- _Stored records_:
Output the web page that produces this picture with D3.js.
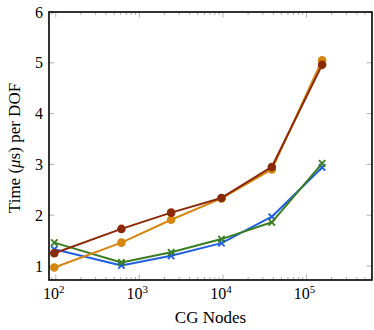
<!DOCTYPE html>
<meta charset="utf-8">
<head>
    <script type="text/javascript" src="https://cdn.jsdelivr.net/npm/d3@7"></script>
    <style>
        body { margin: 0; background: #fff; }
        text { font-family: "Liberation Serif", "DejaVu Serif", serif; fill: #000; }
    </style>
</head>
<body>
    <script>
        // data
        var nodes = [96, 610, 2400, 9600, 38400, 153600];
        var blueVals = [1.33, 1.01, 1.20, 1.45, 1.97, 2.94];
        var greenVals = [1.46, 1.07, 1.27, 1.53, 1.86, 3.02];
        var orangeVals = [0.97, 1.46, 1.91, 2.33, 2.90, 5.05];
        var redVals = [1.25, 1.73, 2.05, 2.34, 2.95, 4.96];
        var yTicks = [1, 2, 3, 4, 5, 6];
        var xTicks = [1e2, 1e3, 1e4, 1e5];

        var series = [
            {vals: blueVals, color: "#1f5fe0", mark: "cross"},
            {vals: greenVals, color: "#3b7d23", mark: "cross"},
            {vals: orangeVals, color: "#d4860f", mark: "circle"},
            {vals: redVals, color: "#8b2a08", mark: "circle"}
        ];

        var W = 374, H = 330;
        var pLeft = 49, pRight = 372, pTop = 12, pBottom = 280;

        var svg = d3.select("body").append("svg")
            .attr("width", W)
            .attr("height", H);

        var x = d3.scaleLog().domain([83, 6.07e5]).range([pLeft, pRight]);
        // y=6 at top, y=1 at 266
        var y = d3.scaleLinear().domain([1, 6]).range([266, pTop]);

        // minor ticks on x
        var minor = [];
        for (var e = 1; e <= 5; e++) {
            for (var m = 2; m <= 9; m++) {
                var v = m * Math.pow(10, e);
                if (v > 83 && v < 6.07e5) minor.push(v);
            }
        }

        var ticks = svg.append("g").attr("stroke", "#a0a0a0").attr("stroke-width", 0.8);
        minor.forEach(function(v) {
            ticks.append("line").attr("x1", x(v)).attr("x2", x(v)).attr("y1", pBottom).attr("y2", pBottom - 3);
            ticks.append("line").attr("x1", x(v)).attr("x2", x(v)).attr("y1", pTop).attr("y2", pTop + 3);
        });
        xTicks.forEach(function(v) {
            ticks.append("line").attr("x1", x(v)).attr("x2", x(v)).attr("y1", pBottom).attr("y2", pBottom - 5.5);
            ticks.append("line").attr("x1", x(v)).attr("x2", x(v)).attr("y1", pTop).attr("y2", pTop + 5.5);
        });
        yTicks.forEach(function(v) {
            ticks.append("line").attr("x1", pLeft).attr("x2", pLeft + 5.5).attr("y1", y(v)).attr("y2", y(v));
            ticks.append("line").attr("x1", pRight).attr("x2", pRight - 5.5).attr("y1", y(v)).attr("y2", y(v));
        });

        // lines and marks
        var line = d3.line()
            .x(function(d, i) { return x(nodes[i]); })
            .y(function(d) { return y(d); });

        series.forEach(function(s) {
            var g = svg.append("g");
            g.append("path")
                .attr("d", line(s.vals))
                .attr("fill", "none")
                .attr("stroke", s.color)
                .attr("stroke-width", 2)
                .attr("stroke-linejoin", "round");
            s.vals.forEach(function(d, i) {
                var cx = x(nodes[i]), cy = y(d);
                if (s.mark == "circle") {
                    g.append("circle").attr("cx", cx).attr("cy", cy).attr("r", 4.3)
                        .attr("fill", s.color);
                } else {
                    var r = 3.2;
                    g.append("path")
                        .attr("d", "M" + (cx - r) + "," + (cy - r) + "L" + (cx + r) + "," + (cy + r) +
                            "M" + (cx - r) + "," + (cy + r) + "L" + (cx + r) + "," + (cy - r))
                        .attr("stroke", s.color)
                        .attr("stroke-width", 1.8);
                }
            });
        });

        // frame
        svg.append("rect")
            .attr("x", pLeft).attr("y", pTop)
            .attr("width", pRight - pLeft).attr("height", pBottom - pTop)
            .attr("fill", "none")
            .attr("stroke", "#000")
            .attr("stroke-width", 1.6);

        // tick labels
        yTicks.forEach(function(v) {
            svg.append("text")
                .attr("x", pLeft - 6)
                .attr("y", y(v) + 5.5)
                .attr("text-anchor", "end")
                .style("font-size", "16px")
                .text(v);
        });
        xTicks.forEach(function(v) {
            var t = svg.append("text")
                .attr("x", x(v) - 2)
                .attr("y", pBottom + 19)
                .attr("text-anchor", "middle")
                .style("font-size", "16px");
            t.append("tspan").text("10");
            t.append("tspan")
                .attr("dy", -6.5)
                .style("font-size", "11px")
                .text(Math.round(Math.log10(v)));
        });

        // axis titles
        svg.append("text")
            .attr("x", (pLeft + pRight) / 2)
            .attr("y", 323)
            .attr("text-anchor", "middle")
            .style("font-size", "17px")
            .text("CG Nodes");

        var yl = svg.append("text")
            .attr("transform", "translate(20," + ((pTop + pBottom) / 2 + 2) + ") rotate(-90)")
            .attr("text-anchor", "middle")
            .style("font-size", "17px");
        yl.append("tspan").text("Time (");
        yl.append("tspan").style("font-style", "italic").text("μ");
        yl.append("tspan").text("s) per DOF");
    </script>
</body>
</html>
---
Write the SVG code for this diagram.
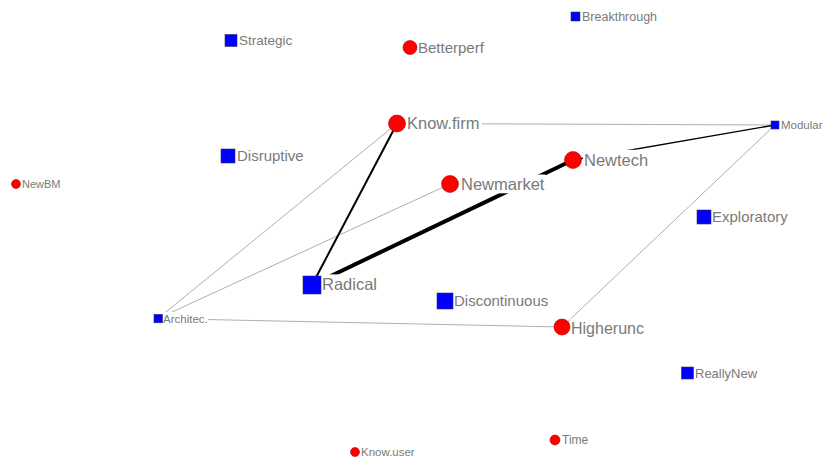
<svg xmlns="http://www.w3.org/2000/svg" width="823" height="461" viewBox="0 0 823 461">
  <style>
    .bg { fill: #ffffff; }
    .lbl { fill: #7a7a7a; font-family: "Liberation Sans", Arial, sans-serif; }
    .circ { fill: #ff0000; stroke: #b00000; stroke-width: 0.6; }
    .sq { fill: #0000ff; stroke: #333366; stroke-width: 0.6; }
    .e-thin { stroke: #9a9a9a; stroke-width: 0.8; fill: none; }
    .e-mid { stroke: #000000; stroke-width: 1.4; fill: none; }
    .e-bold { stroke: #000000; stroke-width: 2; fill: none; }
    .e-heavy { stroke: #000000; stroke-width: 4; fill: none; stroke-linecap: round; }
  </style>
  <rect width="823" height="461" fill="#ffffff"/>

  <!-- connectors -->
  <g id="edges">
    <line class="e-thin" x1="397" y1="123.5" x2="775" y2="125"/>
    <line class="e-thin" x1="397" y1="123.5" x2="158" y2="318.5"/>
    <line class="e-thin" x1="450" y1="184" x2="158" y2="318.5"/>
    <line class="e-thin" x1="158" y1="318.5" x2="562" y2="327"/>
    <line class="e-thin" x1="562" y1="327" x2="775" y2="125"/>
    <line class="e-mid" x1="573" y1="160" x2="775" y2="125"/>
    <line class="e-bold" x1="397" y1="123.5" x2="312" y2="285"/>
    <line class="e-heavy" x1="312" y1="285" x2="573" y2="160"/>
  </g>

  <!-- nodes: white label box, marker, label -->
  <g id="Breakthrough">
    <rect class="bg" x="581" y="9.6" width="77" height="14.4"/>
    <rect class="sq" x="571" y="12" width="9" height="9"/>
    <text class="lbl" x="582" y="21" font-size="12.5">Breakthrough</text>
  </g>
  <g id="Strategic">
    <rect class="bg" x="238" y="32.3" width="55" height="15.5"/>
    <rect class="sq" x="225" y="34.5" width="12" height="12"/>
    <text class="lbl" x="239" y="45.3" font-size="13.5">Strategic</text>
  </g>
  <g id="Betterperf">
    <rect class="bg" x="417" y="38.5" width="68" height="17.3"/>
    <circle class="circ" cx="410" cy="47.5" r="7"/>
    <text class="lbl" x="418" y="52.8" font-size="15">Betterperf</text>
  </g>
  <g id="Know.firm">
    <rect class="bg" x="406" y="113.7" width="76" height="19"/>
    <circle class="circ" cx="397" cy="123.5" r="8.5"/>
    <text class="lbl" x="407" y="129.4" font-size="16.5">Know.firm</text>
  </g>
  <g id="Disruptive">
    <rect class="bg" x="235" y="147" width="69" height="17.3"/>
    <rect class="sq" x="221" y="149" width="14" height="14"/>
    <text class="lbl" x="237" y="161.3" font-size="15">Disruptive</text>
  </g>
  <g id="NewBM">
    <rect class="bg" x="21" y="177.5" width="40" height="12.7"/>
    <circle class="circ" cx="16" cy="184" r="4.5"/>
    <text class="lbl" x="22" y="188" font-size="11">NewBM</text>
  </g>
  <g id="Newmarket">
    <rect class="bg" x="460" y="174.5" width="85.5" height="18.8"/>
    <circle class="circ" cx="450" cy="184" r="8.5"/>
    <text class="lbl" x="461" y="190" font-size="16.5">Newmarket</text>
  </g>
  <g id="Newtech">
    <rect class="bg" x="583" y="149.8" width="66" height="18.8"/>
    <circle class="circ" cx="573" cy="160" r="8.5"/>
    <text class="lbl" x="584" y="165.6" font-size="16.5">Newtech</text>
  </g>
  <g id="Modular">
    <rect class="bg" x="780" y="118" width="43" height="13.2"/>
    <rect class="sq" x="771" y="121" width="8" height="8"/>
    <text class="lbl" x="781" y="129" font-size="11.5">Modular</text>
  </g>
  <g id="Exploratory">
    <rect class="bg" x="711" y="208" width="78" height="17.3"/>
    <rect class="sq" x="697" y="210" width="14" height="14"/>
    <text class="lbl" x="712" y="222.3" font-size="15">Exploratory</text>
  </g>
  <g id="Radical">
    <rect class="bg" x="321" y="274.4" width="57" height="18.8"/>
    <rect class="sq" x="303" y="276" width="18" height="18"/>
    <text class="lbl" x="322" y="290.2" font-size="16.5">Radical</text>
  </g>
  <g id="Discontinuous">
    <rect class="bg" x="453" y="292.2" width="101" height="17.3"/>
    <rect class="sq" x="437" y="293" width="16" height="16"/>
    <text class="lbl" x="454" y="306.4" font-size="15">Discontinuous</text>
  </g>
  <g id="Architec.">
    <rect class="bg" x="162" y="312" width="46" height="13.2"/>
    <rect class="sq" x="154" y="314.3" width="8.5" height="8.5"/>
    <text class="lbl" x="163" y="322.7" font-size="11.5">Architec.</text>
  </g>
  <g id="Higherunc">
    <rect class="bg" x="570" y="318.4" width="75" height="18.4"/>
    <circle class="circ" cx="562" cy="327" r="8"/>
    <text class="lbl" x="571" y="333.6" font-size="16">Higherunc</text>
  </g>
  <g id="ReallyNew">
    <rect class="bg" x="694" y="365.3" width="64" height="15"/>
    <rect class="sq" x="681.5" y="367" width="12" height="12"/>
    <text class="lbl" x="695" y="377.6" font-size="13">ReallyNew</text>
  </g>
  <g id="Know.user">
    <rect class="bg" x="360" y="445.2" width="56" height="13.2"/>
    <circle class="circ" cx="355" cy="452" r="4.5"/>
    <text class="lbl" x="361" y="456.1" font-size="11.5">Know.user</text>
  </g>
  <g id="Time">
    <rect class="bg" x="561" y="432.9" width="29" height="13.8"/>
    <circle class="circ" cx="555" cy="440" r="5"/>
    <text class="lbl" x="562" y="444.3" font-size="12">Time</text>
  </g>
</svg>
...
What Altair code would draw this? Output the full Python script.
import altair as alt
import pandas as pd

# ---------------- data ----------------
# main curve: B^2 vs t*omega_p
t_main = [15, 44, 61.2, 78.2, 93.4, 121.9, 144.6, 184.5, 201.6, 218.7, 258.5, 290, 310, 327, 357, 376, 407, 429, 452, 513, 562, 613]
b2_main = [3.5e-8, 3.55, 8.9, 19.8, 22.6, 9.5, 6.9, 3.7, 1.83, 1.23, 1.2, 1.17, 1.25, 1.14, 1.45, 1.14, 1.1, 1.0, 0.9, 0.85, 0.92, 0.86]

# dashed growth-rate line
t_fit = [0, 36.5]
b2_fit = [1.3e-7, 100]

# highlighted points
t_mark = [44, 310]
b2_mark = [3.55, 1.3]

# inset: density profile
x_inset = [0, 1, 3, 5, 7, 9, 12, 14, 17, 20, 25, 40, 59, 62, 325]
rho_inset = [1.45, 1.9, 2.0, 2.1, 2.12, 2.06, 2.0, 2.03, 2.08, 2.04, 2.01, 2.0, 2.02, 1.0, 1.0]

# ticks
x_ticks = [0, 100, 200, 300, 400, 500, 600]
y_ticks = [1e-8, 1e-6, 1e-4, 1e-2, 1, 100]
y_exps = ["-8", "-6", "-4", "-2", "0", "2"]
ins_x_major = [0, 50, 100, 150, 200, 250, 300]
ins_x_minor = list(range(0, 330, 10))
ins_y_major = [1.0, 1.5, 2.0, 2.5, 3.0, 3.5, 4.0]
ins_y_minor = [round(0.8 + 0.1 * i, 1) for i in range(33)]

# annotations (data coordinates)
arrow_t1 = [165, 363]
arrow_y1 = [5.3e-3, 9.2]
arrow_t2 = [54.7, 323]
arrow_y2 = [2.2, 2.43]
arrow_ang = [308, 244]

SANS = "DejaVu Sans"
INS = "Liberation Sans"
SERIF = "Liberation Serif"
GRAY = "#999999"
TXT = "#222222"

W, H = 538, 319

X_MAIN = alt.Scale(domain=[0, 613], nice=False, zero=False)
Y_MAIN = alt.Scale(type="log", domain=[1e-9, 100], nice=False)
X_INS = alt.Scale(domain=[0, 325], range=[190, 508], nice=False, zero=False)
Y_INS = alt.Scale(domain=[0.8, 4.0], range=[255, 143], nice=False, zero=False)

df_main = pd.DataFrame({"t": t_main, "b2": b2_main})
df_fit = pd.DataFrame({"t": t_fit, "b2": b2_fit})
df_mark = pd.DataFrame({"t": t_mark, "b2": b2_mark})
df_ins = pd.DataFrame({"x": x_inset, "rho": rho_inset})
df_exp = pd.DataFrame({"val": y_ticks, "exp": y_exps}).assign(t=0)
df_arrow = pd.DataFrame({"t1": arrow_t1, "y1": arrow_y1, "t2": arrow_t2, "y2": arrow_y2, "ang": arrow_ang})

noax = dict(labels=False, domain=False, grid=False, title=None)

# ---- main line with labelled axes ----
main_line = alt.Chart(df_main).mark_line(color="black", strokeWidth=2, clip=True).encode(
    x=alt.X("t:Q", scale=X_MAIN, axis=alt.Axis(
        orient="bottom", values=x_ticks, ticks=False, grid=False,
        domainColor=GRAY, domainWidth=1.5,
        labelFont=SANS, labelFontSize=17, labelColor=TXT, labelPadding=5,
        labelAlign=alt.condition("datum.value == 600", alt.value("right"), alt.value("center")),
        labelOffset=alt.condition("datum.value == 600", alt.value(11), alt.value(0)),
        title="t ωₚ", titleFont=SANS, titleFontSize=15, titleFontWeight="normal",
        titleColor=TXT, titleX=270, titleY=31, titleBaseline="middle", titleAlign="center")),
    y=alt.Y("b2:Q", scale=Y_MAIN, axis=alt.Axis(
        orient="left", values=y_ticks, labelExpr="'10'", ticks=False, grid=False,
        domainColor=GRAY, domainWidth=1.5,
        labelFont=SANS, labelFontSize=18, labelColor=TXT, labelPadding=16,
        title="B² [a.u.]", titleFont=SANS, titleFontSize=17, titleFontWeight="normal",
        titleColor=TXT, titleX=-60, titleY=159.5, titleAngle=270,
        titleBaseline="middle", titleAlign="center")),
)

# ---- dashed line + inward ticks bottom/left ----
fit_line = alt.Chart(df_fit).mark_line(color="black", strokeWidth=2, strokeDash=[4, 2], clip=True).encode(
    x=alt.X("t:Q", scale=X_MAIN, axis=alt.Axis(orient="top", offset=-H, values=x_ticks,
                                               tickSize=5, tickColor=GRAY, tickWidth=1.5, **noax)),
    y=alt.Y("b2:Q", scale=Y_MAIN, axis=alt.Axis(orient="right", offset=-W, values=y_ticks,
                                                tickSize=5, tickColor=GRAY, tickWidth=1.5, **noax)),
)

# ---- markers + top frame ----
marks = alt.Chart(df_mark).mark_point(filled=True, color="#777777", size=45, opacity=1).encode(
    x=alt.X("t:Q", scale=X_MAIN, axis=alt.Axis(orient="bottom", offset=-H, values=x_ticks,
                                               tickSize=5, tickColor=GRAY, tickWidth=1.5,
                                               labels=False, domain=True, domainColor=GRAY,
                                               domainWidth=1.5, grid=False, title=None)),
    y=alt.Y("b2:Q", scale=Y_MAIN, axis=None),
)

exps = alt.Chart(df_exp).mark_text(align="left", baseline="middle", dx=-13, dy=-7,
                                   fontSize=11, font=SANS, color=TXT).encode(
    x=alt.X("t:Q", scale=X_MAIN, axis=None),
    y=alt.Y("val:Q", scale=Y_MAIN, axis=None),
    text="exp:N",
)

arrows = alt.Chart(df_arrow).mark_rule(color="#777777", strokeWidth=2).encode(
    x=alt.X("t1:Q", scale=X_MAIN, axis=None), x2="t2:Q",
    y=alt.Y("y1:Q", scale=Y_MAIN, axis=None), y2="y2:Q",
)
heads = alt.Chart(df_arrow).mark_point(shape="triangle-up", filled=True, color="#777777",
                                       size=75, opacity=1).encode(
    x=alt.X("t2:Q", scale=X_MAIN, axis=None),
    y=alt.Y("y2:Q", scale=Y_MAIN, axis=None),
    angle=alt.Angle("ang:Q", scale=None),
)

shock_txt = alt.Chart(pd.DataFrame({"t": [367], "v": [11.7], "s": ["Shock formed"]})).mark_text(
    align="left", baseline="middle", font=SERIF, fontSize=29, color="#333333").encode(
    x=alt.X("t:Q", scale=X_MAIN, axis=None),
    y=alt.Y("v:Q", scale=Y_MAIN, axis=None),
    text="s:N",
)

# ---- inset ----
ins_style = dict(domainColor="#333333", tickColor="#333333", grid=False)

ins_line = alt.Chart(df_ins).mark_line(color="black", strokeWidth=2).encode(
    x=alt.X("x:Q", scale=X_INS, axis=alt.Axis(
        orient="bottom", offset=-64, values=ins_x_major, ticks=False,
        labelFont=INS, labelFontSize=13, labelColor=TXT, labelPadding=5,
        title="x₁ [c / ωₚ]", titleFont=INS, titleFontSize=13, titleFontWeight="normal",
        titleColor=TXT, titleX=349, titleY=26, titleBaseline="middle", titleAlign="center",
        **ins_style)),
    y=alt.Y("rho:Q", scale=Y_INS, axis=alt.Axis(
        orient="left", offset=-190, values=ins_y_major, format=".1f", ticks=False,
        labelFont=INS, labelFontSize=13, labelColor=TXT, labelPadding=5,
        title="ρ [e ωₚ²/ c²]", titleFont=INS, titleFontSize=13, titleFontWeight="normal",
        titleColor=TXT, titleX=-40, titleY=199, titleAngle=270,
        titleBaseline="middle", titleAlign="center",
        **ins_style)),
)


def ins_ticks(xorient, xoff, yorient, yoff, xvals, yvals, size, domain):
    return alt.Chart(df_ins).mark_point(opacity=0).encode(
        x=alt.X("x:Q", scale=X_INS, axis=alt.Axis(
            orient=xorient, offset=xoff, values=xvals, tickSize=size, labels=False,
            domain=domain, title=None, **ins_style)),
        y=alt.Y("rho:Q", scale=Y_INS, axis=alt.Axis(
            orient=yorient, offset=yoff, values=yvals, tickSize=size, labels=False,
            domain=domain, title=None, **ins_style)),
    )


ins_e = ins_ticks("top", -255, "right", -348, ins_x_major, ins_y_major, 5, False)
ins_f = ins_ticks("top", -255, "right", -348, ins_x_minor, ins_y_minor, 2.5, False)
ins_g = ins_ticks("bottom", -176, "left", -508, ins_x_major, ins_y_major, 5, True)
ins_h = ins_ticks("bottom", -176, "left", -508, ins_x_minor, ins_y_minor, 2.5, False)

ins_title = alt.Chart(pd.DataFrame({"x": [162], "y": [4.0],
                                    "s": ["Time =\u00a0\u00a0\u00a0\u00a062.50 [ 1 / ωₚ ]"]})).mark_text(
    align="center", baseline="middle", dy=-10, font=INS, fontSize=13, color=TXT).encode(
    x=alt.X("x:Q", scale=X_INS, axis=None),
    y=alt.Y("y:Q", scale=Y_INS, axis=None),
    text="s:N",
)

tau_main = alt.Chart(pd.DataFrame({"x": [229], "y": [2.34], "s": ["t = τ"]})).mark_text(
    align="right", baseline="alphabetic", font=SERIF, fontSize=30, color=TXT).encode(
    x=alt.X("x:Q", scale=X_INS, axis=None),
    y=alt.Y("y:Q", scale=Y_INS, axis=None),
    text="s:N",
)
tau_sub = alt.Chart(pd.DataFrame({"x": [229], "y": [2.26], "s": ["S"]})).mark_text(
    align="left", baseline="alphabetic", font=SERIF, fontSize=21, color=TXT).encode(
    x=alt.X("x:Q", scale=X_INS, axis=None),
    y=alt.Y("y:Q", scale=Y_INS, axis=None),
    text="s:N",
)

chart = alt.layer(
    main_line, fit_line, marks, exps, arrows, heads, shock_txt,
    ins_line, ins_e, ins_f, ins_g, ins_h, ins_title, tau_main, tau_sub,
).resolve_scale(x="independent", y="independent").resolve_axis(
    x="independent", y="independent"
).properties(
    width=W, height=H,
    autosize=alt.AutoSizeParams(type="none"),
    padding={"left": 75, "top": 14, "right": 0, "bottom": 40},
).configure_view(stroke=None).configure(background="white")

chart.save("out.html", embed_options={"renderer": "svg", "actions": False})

- _Task details_:
Look above for the line containing "What Altair code". Output from there through the line containing "ins_y_minor = [round(0.8", exactly and inclusively.

- _Task solution_:
What Altair code would draw this? Output the full Python script.
import altair as alt
import pandas as pd

# ---------------- data ----------------
# main curve: B^2 vs t*omega_p
t_main = [15, 44, 61.2, 78.2, 93.4, 121.9, 144.6, 184.5, 201.6, 218.7, 258.5, 290, 310, 327, 357, 376, 407, 429, 452, 513, 562, 613]
b2_main = [3.5e-8, 3.55, 8.9, 19.8, 22.6, 9.5, 6.9, 3.7, 1.83, 1.23, 1.2, 1.17, 1.25, 1.14, 1.45, 1.14, 1.1, 1.0, 0.9, 0.85, 0.92, 0.86]

# dashed growth-rate line
t_fit = [0, 36.5]
b2_fit = [1.3e-7, 100]

# highlighted points
t_mark = [44, 310]
b2_mark = [3.55, 1.3]

# inset: density profile
x_inset = [0, 1, 3, 5, 7, 9, 12, 14, 17, 20, 25, 40, 59, 62, 325]
rho_inset = [1.45, 1.9, 2.0, 2.1, 2.12, 2.06, 2.0, 2.03, 2.08, 2.04, 2.01, 2.0, 2.02, 1.0, 1.0]

# ticks
x_ticks = [0, 100, 200, 300, 400, 500, 600]
y_ticks = [1e-8, 1e-6, 1e-4, 1e-2, 1, 100]
y_exps = ["-8", "-6", "-4", "-2", "0", "2"]
ins_x_major = [0, 50, 100, 150, 200, 250, 300]
ins_x_minor = list(range(0, 330, 10))
ins_y_major = [1.0, 1.5, 2.0, 2.5, 3.0, 3.5, 4.0]
ins_y_minor = [round(0.8 + 0.1 * i, 1) for i in range(33)]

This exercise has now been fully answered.